«Un suicidio inspiegabile ora sopravvivo per lui»

San Donà. A dieci giorni dalla morte di Enrico Gaggion, parla mamma Emanuela «Io ci sono sempre stata, ora il vuoto. Quanta solidarietà da tanta gente: grazie»
Di Giuseppina Piovesana

Dieci giorni dopo la tragica morte di Enrico Gaggion, la sua mamma Emanuela Paro, trova la forza per ricordare pubblicamente il figlio che si è tolto la vita e che non c’è più e per ringraziare quanti, standole vicini, la stanno aiutando a sopravvivere. «Il mio ragazzo è sempre con me», dice, «Voglio che tutti sappiano che la sua mamma c’era, c’è e ci sarà per sempre».

Enrico Gaggion si è tolto la vita nella sua camera nella casa a Levada, dove abitava con il padre. Aveva 18 anni, stava attraversando la difficile fase dell’adolescenza. Frequentava l’ultimo anno dell’Itis “Volterra” di San Donà. Era tornato in classe dopo alcuni giorni di assenza dovuti forse al suo “male di vivere”, che attanaglia tanti giovani oggi.

«Enrico è sempre con me», racconta mamma Emanuela, «Guardo le foto, Enrico mi dà segnali della sua presenza. I suoi amici e i compagni di scuola mi hanno portato una busta piena di messaggi, di biglietti, di testimonianze. Non uso i social, non sono su Facebook. In questo modo voglio dire grazie ai professori, ai dirigenti della scuola, agli amici di Enrico che ogni giorno vengono a trovarmi, al sindaco di Ponte di Piave, Paola Roma. Ho ricevuto tanta solidarietà: grazie a tutti».

Enrico, durante il periodo scolastico, viveva a Levada con il padre e da lì andava a scuola a San Donà: «È stata una scelta che abbiamo condiviso», aggiunge la mamma, «per motivi di praticità. Con Enrico avevamo scelto un appartamento a Jesolo dove io lavoro. Mi aveva detto: “Starò qui”. Ci si sentiva tutti i giorni. Lunedì sera, la sera prima della tragedia, mi aveva mandato il solito messaggino. Gli ho risposto: “Ciao amore”. Conservo ora tutti i suoi messaggi nel telefonino, sono parte della sua presenza».
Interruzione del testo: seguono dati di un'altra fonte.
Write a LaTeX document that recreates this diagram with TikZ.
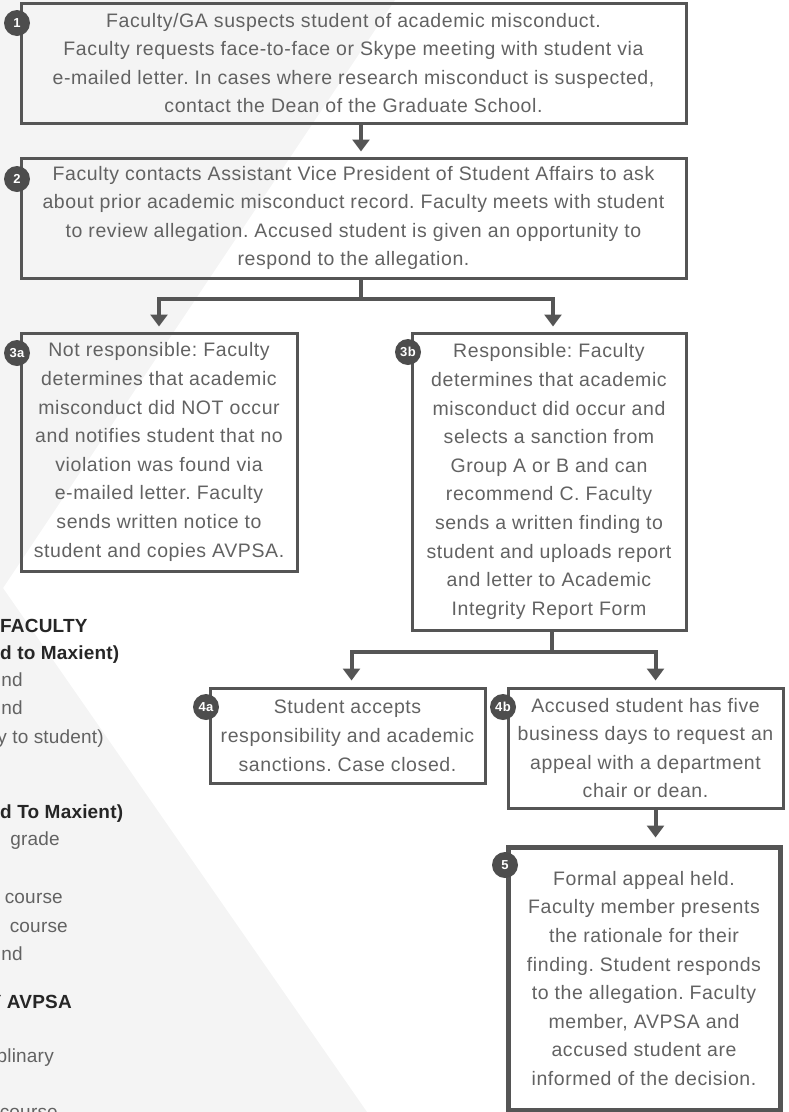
\documentclass[tikz,border=0pt]{standalone}
\usepackage{fontspec}
\setmainfont{Liberation Sans}[LetterSpace=3]
\newfontfamily\sidefont{Liberation Sans}[LetterSpace=1]
\usepackage{tikz}
\usetikzlibrary{arrows.meta,positioning}
\usepackage{xcolor}
\definecolor{ugline}{RGB}{85,85,85}
\definecolor{ugtext}{RGB}{98,98,98}
\definecolor{ugdark}{RGB}{38,38,38}
\definecolor{ugbg}{RGB}{244,244,244}
\definecolor{ugbadge}{RGB}{77,77,77}
\tikzstyle{flow} = [line width=4pt,-{Triangle[width=17pt,length=12pt]},color=ugline]
\frenchspacing

\begin{document}
\begin{tikzpicture}[x=1pt, y=-1pt,
    stepbox/.style={rectangle, draw=ugline, line width=3pt, align=center, text=ugtext, inner sep=0pt, font=\fontsize{19.5}{28.6}\selectfont},
    badge/.style={circle, fill=ugbadge, text=white, minimum size=26pt, inner sep=0pt, font=\fontsize{13}{13}\selectfont\bfseries},
    sidetext/.style={anchor=base east, inner sep=0pt, text=ugtext, font=\sidefont\fontsize{19}{24}\selectfont},
    sidehead/.style={anchor=base west, inner sep=0pt, text=ugdark, font=\sidefont\fontsize{19}{24}\selectfont\bfseries}]

\useasboundingbox (0,0) rectangle (788,1112);
\clip (0,0) rectangle (788,1112);

% Background wedge
\fill[ugbg] (0,0) -- (395,0) -- (3,588) -- (367,1112) -- (0,1112) -- cycle;

% Sanction list (cut off at the left edge)
\node[sidehead] (l1) at (0,632) {FACULTY};
\node[sidehead] (l2) at (0,659) {d to Maxient)};
\node[sidetext] (l3) at (23,686) {nd};
\node[sidetext] (l4) at (23,714) {nd};
\node[sidetext] (l5) at (104,743) {y to student)};
\node[sidehead] (l6) at (0,818) {d To Maxient)};
\node[sidetext] (l7) at (60,845) {grade};
\node[sidetext] (l8) at (63,903) {course};
\node[sidetext] (l9) at (68,932) {course};
\node[sidetext] (l10) at (23,960) {nd};
\node[sidehead, anchor=base east] (l11) at (72,1008) {Y AVPSA};
\node[sidetext] (l12) at (54,1062) {plinary};
\node[sidetext] (l13) at (58,1118) {course};

% Steps
\node[stepbox, minimum width=665pt, minimum height=120pt] (suspect) at (353.5,63) {Faculty/GA suspects student of academic misconduct.\\ Faculty requests face-to-face or Skype meeting with student via\\ e-mailed letter. In cases where research misconduct is suspected,\\ contact the Dean of the Graduate School.};
\node[stepbox, minimum width=665pt, minimum height=120pt] (contact) at (353.5,218) {Faculty contacts Assistant Vice President of Student Affairs to ask\\ about prior academic misconduct record. Faculty meets with student\\ to review allegation. Accused student is given an opportunity to\\ respond to the allegation.};

% Outcomes
\node[stepbox, minimum width=276pt, minimum height=238pt] (notresp) at (159,452) {Not responsible: Faculty\\ determines that academic\\ misconduct did NOT occur\\ and notifies student that no\\ violation was found via\\ e-mailed letter. Faculty\\ sends written notice to\\ student and copies AVPSA.};
\node[stepbox, minimum width=274pt, minimum height=297pt] (resp) at (549,481.5) {Responsible: Faculty\\ determines that academic\\ misconduct did occur and\\ selects a sanction from\\ Group A or B and can\\ recommend C. Faculty\\ sends a written finding to\\ student and uploads report\\ and letter to Academic\\ Integrity Report Form};

% Student response
\node[stepbox, minimum width=275pt, minimum height=95pt] (accept) at (347.5,735.5) {Student accepts\\ responsibility and academic\\ sanctions. Case closed.};
\node[stepbox, minimum width=275pt, minimum height=120pt] (appeal) at (645.5,748) {Accused student has five\\ business days to request an\\ appeal with a department\\ chair or dean.};
\node[stepbox, line width=5pt, minimum width=272pt, minimum height=263pt] (hearing) at (644,978.5) {Formal appeal held.\\ Faculty member presents\\ the rationale for their\\ finding. Student responds\\ to the allegation. Faculty\\ member, AVPSA and\\ accused student are\\ informed of the decision.};

% Junctions
\coordinate (j2) at (361,299);
\coordinate (j3) at (552,652);

% Connections
\draw[flow, shorten >=5pt] (suspect.south -| j2) -- (contact.north -| j2);
\draw[flow, shorten >=5pt] (contact.south -| j2) -- (j2) -| (notresp.north);
\draw[flow, shorten >=5pt] (j2) -| ([xshift=4pt]resp.north);
\draw[flow, shorten >=6pt] (resp.south -| j3) -- (j3) -| ([xshift=4pt]accept.north);
\draw[flow, shorten >=6pt] (j3) -| ([xshift=10pt]appeal.north);
\draw[flow, shorten >=7pt] ([xshift=10pt]appeal.south) -- ([xshift=10pt]appeal.south |- hearing.north);

% Step numbers
\node[badge] (n1) at (17,23) {1};
\node[badge] (n2) at (17,179) {2};
\node[badge] (n3a) at (17,353) {3a};
\node[badge] (n3b) at (408,352) {3b};
\node[badge] (n4a) at (206,707) {4a};
\node[badge] (n4b) at (503,707) {4b};
\node[badge] (n5) at (505,865) {5};
\end{tikzpicture}
\end{document}
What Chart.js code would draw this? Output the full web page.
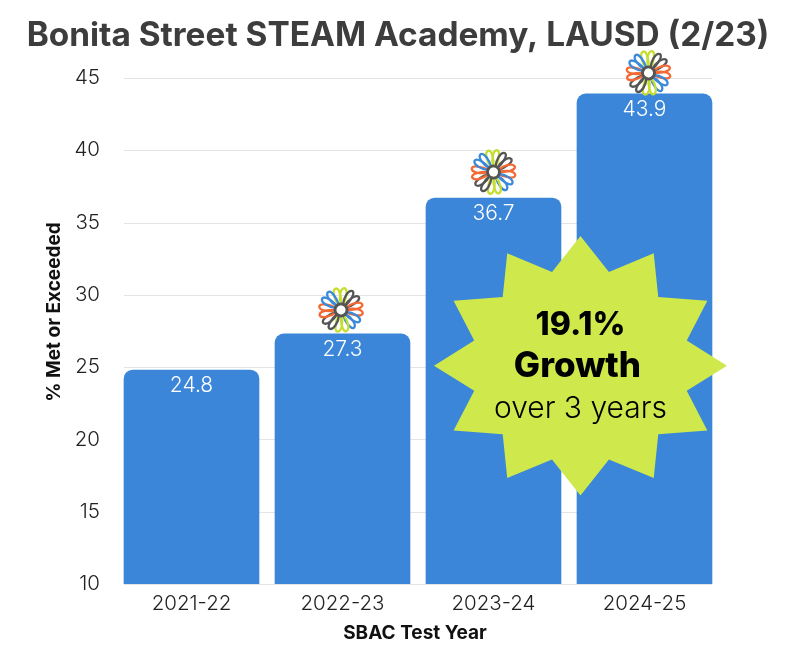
<!DOCTYPE html>
<html>
<head>
<meta charset="utf-8">
<style>
  html, body { margin: 0; padding: 0; background: #fff; }
  #wrap { width: 796px; height: 656px; }
</style>
<script src="https://cdn.jsdelivr.net/npm/chart.js@4"></script>
</head>
<body>
<div id="wrap"><canvas id="chart" width="796" height="656"></canvas></div>
<script>
const titleText = 'Bonita Street STEAM Academy, LAUSD (2/23)';
const categories = ['2021-22', '2022-23', '2023-24', '2024-25'];
const metOrExceeded = [24.8, 27.3, 36.7, 43.9];
const logoBars = [1, 2, 3];
const yTitle = '% Met or Exceeded';
const xTitle = 'SBAC Test Year';
const burstLines = ['19.1%', 'Growth', 'over 3 years'];

const BLUE = '#3b86d8';
const LIME = '#cfe84b';
const FONT = 'Inter';

// gridlines only run from the first bar's left edge to the last bar's right edge
const gridPlugin = {
  id: 'shortGrid',
  beforeDatasetsDraw(chart) {
    const { ctx, scales: { y } } = chart;
    const bars = chart.getDatasetMeta(0).data;
    const left = bars[0].x - bars[0].width / 2;
    const right = bars[3].x + bars[3].width / 2;
    ctx.save();
    ctx.strokeStyle = '#e4e4e4';
    ctx.lineWidth = 1;
    y.ticks.forEach(t => {
      const py = Math.round(y.getPixelForValue(t.value)) + 0.5;
      ctx.beginPath();
      ctx.moveTo(left, py);
      ctx.lineTo(right, py);
      ctx.stroke();
    });
    ctx.restore();
  }
};

// the title and axis titles are off-centre in the picture, so they go here and not in options
const titles = {
  id: 'titles',
  afterDraw(chart) {
    const { ctx } = chart;
    ctx.save();
    ctx.textAlign = 'center';
    ctx.textBaseline = 'middle';
    ctx.fillStyle = '#3d3d3d';
    ctx.font = '700 33.4px ' + FONT;
    ctx.fillText(titleText, chart.width / 2, 36);
    ctx.fillStyle = '#111';
    ctx.font = '700 19px ' + FONT;
    ctx.fillText(xTitle, 415, 633);
    ctx.translate(54, 312);
    ctx.rotate(-Math.PI / 2);
    ctx.fillText(yTitle, 0, 0);
    ctx.restore();
  }
};

const valueLabels = {
  id: 'valueLabels',
  afterDatasetsDraw(chart) {
    const { ctx } = chart;
    ctx.save();
    ctx.fillStyle = '#fff';
    ctx.font = '300 21px ' + FONT;
    ctx.textAlign = 'center';
    ctx.textBaseline = 'middle';
    chart.getDatasetMeta(0).data.forEach((bar, i) => {
      ctx.fillText(metOrExceeded[i].toFixed(1), bar.x, bar.y + 16);
    });
    ctx.restore();
  }
};

function drawLogo(ctx, cx, cy) {
  const colors = ['#c6dd2e', '#555555', '#f26b36', '#3b8ad9'];
  ctx.save();
  ctx.translate(cx, cy);
  ctx.lineWidth = 2.3;
  ctx.lineCap = 'round';
  for (let i = 0; i < 8; i++) {
    ctx.strokeStyle = colors[i % 4];
    [-0.2, 0.2].forEach(side => {
      ctx.save();
      ctx.rotate(i * Math.PI / 4 + side);
      ctx.beginPath();
      ctx.moveTo(-1, -5);
      ctx.bezierCurveTo(-5, -12, -5, -21, -1, -22);
      ctx.bezierCurveTo(3, -22, 3, -12, 1, -5);
      ctx.stroke();
      ctx.restore();
    });
  }
  ctx.lineWidth = 3;
  ctx.strokeStyle = '#555555';
  ctx.beginPath();
  ctx.arc(0, 0, 6, 0, Math.PI * 2);
  ctx.stroke();
  ctx.fillStyle = '#fff';
  ctx.beginPath();
  ctx.arc(0, 0, 4.5, 0, Math.PI * 2);
  ctx.fill();
  ctx.restore();
}

const logos = {
  id: 'logos',
  afterDatasetsDraw(chart) {
    const bars = chart.getDatasetMeta(0).data;
    const shift = { 1: [-1.5, -24], 2: [0, -26], 3: [4, -21] };
    logoBars.forEach(i => drawLogo(chart.ctx, bars[i].x + shift[i][0], bars[i].y + shift[i][1]));
  }
};

const burst = {
  id: 'burst',
  afterDraw(chart) {
    const { ctx, scales: { x, y } } = chart;
    const cx = x.getPixelForValue(2.576);
    const cy = y.getPixelForValue(25.1);
    ctx.save();
    ctx.fillStyle = LIME;
    ctx.beginPath();
    for (let i = 0; i < 24; i++) {
      const a = i * Math.PI / 12;
      const rx = i % 2 ? 110 : 146.5;
      const ry = i % 2 ? 97 : 129.7;
      ctx.lineTo(cx + rx * Math.cos(a), cy + ry * Math.sin(a));
    }
    ctx.closePath();
    ctx.fill();
    ctx.fillStyle = '#000';
    ctx.textAlign = 'center';
    ctx.textBaseline = 'middle';
    ctx.font = '800 32px ' + FONT;
    ctx.fillText(burstLines[0], cx, cy - 40);
    ctx.font = '800 35px ' + FONT;
    ctx.fillText(burstLines[1], cx - 3, cy + 1);
    ctx.font = '300 30px ' + FONT;
    ctx.fillText(burstLines[2], cx, cy + 43);
    ctx.restore();
  }
};

new Chart(document.getElementById('chart'), {
  type: 'bar',
  data: {
    labels: categories,
    datasets: [{
      data: metOrExceeded,
      backgroundColor: BLUE,
      borderRadius: { topLeft: 9, topRight: 9 },
      borderSkipped: false,
      barThickness: 135
    }]
  },
  options: {
    responsive: false,
    animation: false,
    layout: { padding: { left: 0, right: 76, top: 78, bottom: 0 } },
    plugins: {
      legend: { display: false },
      tooltip: { enabled: false }
    },
    scales: {
      x: {
        grid: { display: false },
        border: { display: false },
        ticks: { color: '#222', font: { family: FONT, weight: '300', size: 20.5 }, padding: 0 },
        afterFit(s) { s.height = 72; }
      },
      y: {
        min: 10,
        max: 45,
        grid: { display: false },
        border: { display: false },
        ticks: { stepSize: 5, color: '#222', font: { family: FONT, weight: '300', size: 20.5 }, padding: 8 },
        afterFit(s) { s.width = 116; }
      }
    }
  },
  plugins: [gridPlugin, valueLabels, logos, burst, titles]
});
</script>
</body>
</html>
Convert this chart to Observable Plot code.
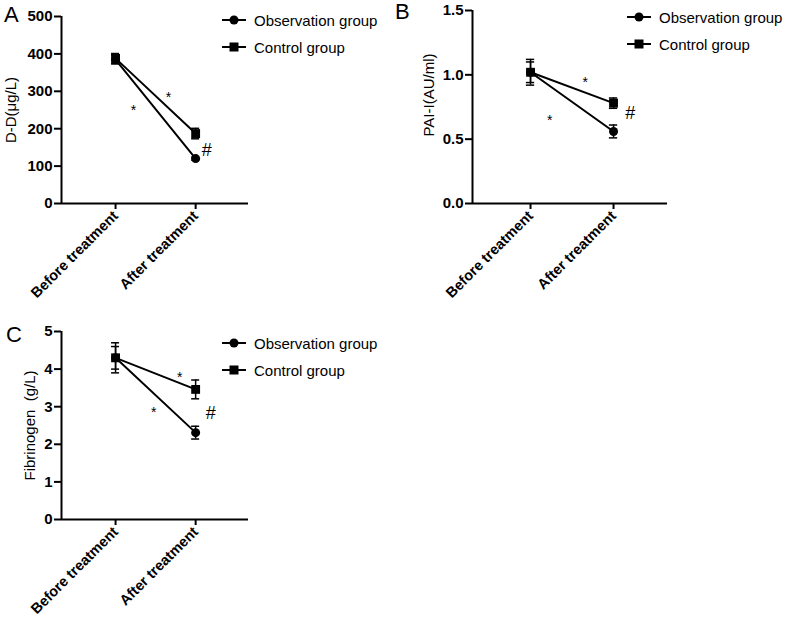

Enrico, tifoso della Juve, aveva un gruppo di amici affiatati che ora sono sconvolti dal dolore. «Mi hanno portato i loro messaggi», prosegue la mamma, «Fino alle 20 della sera prima, non avevo avuto alcun segnale che qualcosa non andasse. Ma ci sono troppe domande alle quali non avrò risposta. Avevamo già fissato un appuntamento per la settimana per uscire insieme, anche con il suo papà». «Dopo la nascita della sorella», ricorda ancora Emanuela, «Abbiamo cercato di avere un altro bimbo: ho atteso Enrico per dodici anni. È cresciuto bene, tranquillo, con la testa sulle spalle, mi somigliava. Mi aveva regalato un tatuaggio che ho sul braccio, sul quale c’è scritto “love”. Quello che è accaduto per me è inspiegabile. Ora devo portare avanti la missione di ricordarlo». Enrico riposa nel cimitero di Ponte di Piave.